__OBJECTIVE__: Omit all images. Transcribe the rest of the material below exactly.
>> Begin SUPPLIED INFORMATION
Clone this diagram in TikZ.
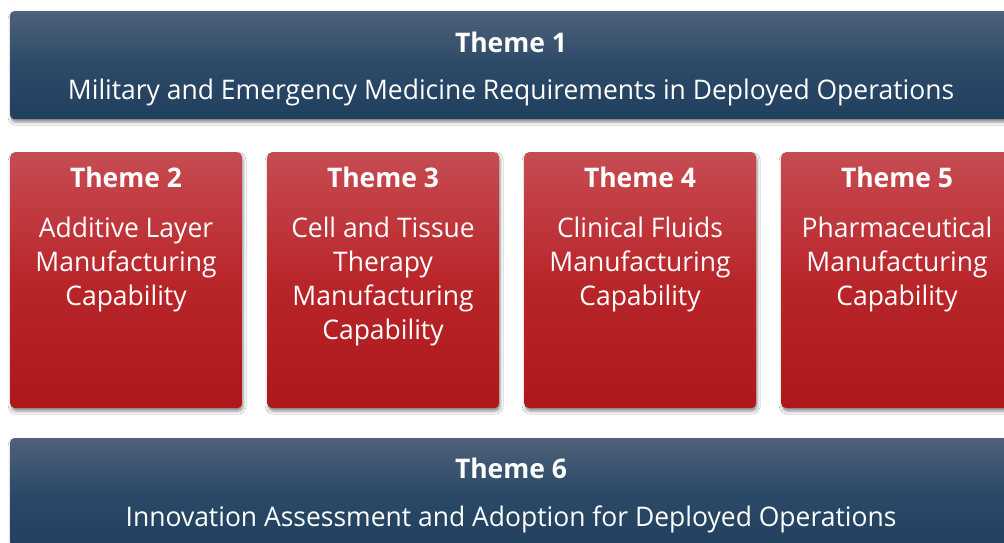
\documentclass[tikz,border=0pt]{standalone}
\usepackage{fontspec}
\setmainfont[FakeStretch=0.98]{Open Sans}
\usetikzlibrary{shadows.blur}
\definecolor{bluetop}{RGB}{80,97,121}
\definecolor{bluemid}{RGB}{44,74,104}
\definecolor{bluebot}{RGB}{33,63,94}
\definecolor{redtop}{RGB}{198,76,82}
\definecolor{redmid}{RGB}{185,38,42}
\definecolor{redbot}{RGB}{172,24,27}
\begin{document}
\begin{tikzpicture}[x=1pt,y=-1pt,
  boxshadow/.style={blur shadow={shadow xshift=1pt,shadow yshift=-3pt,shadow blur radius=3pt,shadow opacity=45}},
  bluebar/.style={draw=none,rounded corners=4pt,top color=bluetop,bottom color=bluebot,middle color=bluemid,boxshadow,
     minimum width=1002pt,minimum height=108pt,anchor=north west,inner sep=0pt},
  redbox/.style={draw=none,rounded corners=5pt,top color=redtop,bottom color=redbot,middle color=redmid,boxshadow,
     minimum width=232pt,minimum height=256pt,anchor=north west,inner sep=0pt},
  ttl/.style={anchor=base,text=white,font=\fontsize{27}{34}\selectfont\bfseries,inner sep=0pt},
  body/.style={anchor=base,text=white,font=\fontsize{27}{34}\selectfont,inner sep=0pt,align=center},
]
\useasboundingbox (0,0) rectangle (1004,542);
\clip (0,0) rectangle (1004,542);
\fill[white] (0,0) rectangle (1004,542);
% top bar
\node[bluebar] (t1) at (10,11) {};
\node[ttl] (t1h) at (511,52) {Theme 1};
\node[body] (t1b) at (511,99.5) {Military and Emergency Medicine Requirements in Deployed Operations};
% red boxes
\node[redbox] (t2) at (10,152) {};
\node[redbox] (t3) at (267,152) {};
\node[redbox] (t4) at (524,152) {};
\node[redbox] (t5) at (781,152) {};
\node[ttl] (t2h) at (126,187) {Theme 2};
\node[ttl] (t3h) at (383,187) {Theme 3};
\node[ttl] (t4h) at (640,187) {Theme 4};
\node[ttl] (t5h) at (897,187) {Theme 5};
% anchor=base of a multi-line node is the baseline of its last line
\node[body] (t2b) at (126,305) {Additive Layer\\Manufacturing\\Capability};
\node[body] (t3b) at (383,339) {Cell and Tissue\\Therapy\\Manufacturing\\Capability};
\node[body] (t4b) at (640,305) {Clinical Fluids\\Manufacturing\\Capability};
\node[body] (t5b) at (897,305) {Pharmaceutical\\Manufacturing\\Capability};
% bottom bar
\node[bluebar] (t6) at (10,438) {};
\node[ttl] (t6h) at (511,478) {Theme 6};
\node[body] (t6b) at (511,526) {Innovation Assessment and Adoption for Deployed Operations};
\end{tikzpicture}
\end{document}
>> End SUPPLIED INFORMATION
__REPLY__:
Clone this diagram in TikZ.
\documentclass[tikz,border=0pt]{standalone}
\usepackage{fontspec}
\setmainfont[FakeStretch=0.98]{Open Sans}
\usetikzlibrary{shadows.blur}
\definecolor{bluetop}{RGB}{80,97,121}
\definecolor{bluemid}{RGB}{44,74,104}
\definecolor{bluebot}{RGB}{33,63,94}
\definecolor{redtop}{RGB}{198,76,82}
\definecolor{redmid}{RGB}{185,38,42}
\definecolor{redbot}{RGB}{172,24,27}
\begin{document}
\begin{tikzpicture}[x=1pt,y=-1pt,
  boxshadow/.style={blur shadow={shadow xshift=1pt,shadow yshift=-3pt,shadow blur radius=3pt,shadow opacity=45}},
  bluebar/.style={draw=none,rounded corners=4pt,top color=bluetop,bottom color=bluebot,middle color=bluemid,boxshadow,
     minimum width=1002pt,minimum height=108pt,anchor=north west,inner sep=0pt},
  redbox/.style={draw=none,rounded corners=5pt,top color=redtop,bottom color=redbot,middle color=redmid,boxshadow,
     minimum width=232pt,minimum height=256pt,anchor=north west,inner sep=0pt},
  ttl/.style={anchor=base,text=white,font=\fontsize{27}{34}\selectfont\bfseries,inner sep=0pt},
  body/.style={anchor=base,text=white,font=\fontsize{27}{34}\selectfont,inner sep=0pt,align=center},
]
\useasboundingbox (0,0) rectangle (1004,542);
\clip (0,0) rectangle (1004,542);
\fill[white] (0,0) rectangle (1004,542);
% top bar
\node[bluebar] (t1) at (10,11) {};
\node[ttl] (t1h) at (511,52) {Theme 1};
\node[body] (t1b) at (511,99.5) {Military and Emergency Medicine Requirements in Deployed Operations};
% red boxes
\node[redbox] (t2) at (10,152) {};
\node[redbox] (t3) at (267,152) {};
\node[redbox] (t4) at (524,152) {};
\node[redbox] (t5) at (781,152) {};
\node[ttl] (t2h) at (126,187) {Theme 2};
\node[ttl] (t3h) at (383,187) {Theme 3};
\node[ttl] (t4h) at (640,187) {Theme 4};
\node[ttl] (t5h) at (897,187) {Theme 5};
% anchor=base of a multi-line node is the baseline of its last line
\node[body] (t2b) at (126,305) {Additive Layer\\Manufacturing\\Capability};
\node[body] (t3b) at (383,339) {Cell and Tissue\\Therapy\\Manufacturing\\Capability};
\node[body] (t4b) at (640,305) {Clinical Fluids\\Manufacturing\\Capability};
\node[body] (t5b) at (897,305) {Pharmaceutical\\Manufacturing\\Capability};
% bottom bar
\node[bluebar] (t6) at (10,438) {};
\node[ttl] (t6h) at (511,478) {Theme 6};
\node[body] (t6b) at (511,526) {Innovation Assessment and Adoption for Deployed Operations};
\end{tikzpicture}
\end{document}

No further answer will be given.